When the self comes into play, we can only focus on what matters most to us: what is most grounded within the self...is the self. How it is entangled in the world of matter, how it interacts with pain and emotions, where we want to feel most pleasant. That is the self that speaks.
For existentialist writers like Sartre, the loss of God means that each individual must create their own values, with only their conscience to guide them. Murdoch thinks this is a false picture, both psychologically and metaphysically. Her view is that we can retain much of the conceptual structure that makes the concept of God intelligible by replacing the Judaeo-Christian idea of a person, God, with the concept of the Good.
According to most monotheistic religions, namely christianity, we are mitigating the self, or view the self as inherenly flawed, a broken version of perfection, which is God, a being abound with love. It neutralises or reframes the position of the self in a larger frame of perceived perfection. It is the fitting of an element into the awareness that it is but just a dispensable cog in a machine running perfectly. The incentive for the now newly christened cog to perform it's function is the flippant threat that it is easily disposed if it does not follow the design of a greater purpose.
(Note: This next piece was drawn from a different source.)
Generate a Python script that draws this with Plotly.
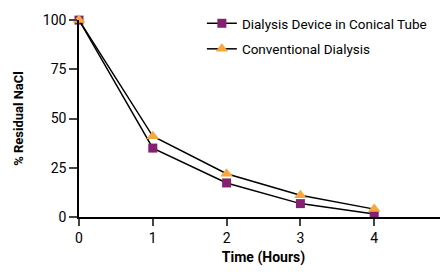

It seems to work, on the basis that the cog believed itself to be working in the machine. But that itself could bring about complications when we note that not everyone can see nor agree with the existence of the perfect machine it claims to be a part of. Or at the least, if there are enough cogs professing its existence, there would be a clear boundary formed by the in-group of 'machine believers' and the out-group of 'kafirs'. In this case, there would be a high possibility for conflict that jeopardizes the purposes and all levels of health in the interests of both parties. In order to exist in its best form, both parties would have to exist on a near perfect structure of segretation in terms of all kinds of Interaction, all the while being aware of each other. Nonetheless, many religions don't perform this way as one of their no.1 methods for survival is to cross boundaries for the conquering of foreign ideologies while integrating their version of religious discourse. Given the circumstances, it can be said that monotheistic religions with singular truth narratives incongruent with the pluralism of the world work to mitigate the self, as long as they dominate all narratives, or when they do not interact with any narrative whatsoever which will counteract the foundation of belief for the process of self-mitigation.
On the other hand, the method of unselfing can be followed through without relying on an authoritative figure or grand narrative. Instead, it can be interpreted that the most important enactor of unselfing is the self. The responsibility lies within the pure incentive of being better at clearing internal and external desires instead of an external pressure of doctrine that requires devotion to authority.
Iris Murdoch believes that unselfing is required for virtue, as it takes us out of our egoistic preoccupations, and connects us to the Good in the world. Love is a form of unselfing, illustrating how close attention to another, and the way they really are, again, takes us out of a narrow focus on the self. Though this view of love runs counter to a view that those in love often overlook flaws in their loved ones, or at least down-play them, I argue that it is compatible with Murdoch's view that love can overlook some flaws, ones that do not speak to the loved one's true self. Unselfing requires that we don't engage in selfish delusion, but a softer view of our loved ones is permitted.
To unself I simply turn my attention outward, away from myself and on to the world. If I do this successfully I will see things as they really are, and not through the lens of my own selfish concerns.
Star this: experience of nature has a special role to play in making manifest to us the quality of consciousness that unselfing involves.
her novel The Bell states: ‘Love is the extremely difficult realisation that something other than oneself is real. Love, and so art and morals, is the discovery of reality.’
Like Plato, she assumes that goodness is a matter of truth-seeking, which is a way of bringing oneself into contact with reality. This requires patient attention to what is there, which again demands unselfing. You can see how she might think that the artist displays such attention - she thinks realism in art is a moral achievement.